Checks by the Data Manager
Once you’ve submitted and/or published a datapackage the Yoda Data Manager will perform a qualitative assessment.
The basic idea behind this assessment is that
- the datapackages are self-evident for other researchers
- meet basic standards of quality
- comply to sensitive data and privacy rules and regulations.
This assessment consists of a number of checks. Each category will have its own checks.
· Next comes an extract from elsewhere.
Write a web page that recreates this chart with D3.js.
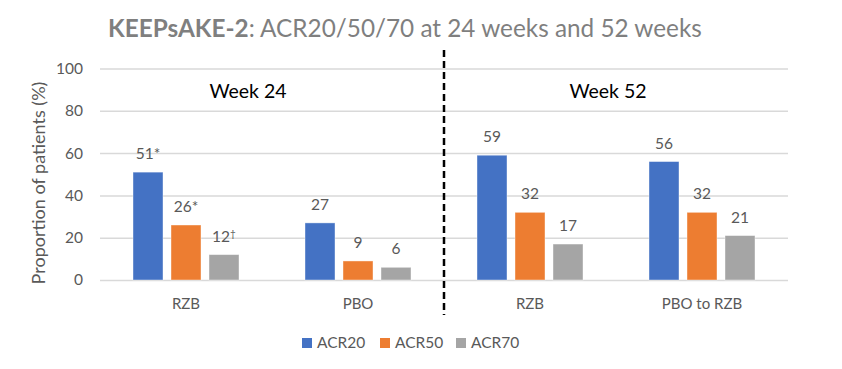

Below you will find the I-Lab’s Data Manager check as an example.
- logical structure
- logical naming convention
There should be a codebook describing:
- the setup of the research
- the variables of the dataset
- the units used
- the instruments
- sampling method and
- sample size,
- experimental set up,
- Is there a document describing the dataset?
- If the dataset is based on raw data, which is not available in the set itself, there should be a reference to the location of the raw dataset.
- If the dataset contains data processed from raw data it should contain a description on how the former has been derived from the latter, e.g. by providing algorithms and/or transformation scripts.
- Validaty of data in a formal sense; e.g. an excel sheet with calculations should not contain cells with warnings like ‘invalid value’.
When publishing a datapackage
- Is there a valid License Type defined in the Yoda Metadata.
- If an embargo date has been defined in the Yoda Metadata, does it represent a reasonable period; e.g. when the datapackage is to be stored for 10 years and the embargo-date expires a day before the retention date of the datapackage, that will not be considered ‘reasonable’.
When submitting and/or publishing a datapackage
- Does the description filled out in the Yoda metadata form make sense; e.g. does the datapackage Description provide sufficient information, do the tags provide for good data discovery in the Catalogue, etc.?
- In case of Open Data: Does the dataset contain data which might be considered to be private or sensitive and thus can be considered as a liability?
Should the Data Manager conclude your dataset does not (yet) meet the quality standards for submission to the Vault and/or Publication, he will contact you and provide concrete suggestions for improvement.